Uitspraak
1.[APPELLANTE SUB 1]
[APPELLANTE SUB 2].,
[APPELLANTE SUB 3],
[APPELLANTE SUB 4],
[APPELLANTE SUB 5],
[APPELLANTE SUB 6],
1.[GEÏNTIMEERDE SUB 1],
[GEÏNTIMEERDE SUB 2],
Gerechtshof Amsterdam
In deze zaak gaat het om een vordering van appellanten tegen geïntimeerden op grond van een vermeende schending van een concurrentiebeding. De appellanten zijn in hoger beroep gekomen van een incidenteel vonnis van de rechtbank Haarlem, waarin de rechtbank zich onbevoegd verklaarde om van het geschil kennis te nemen, op basis van een geschillenregeling die in een voorovereenkomst was opgenomen. Deze geschillenregeling bepaalde dat geschillen door middel van bindend advies zouden worden beslecht. De rechtbank heeft het beroep van de geïntimeerden op deze regeling gehonoreerd.
De appellanten hebben in hoger beroep aangevoerd dat de rechtbank ten onrechte heeft geoordeeld dat de geschillenregeling van toepassing is. Zij stellen dat de geïntimeerden misbruik van recht maken door zich op de geschillenregeling te beroepen, en dat er onvoorziene omstandigheden zijn die de toepassing van de regeling uitsluiten. Het hof heeft de argumenten van de appellanten beoordeeld en geconcludeerd dat er geen grond is om de geschillenregeling buiten toepassing te verklaren. Het hof heeft zich aangesloten bij de overwegingen van de rechtbank en vastgesteld dat de geschillen tussen de partijen niet zodanig samenhangen dat deze door dezelfde instantie zouden moeten worden beslecht.

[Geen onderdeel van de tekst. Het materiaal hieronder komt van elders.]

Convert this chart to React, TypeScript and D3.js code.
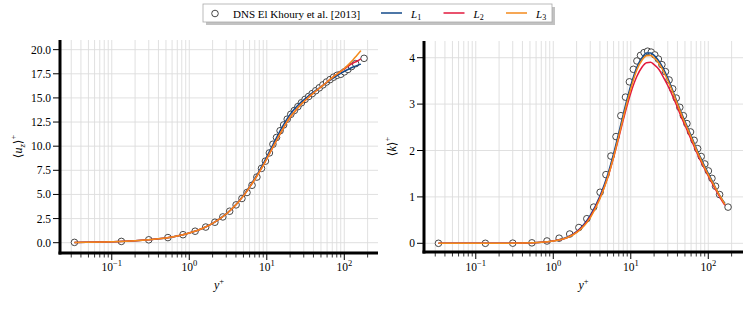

Het hof heeft het vonnis van de rechtbank gedeeltelijk vernietigd, maar de appellanten niet-ontvankelijk verklaard in hun vordering tegen de geïntimeerden. De kosten van het geding in hoger beroep zijn voor rekening van de appellanten. Dit arrest is uitgesproken door een meervoudige kamer van het Gerechtshof Amsterdam op 12 augustus 2014.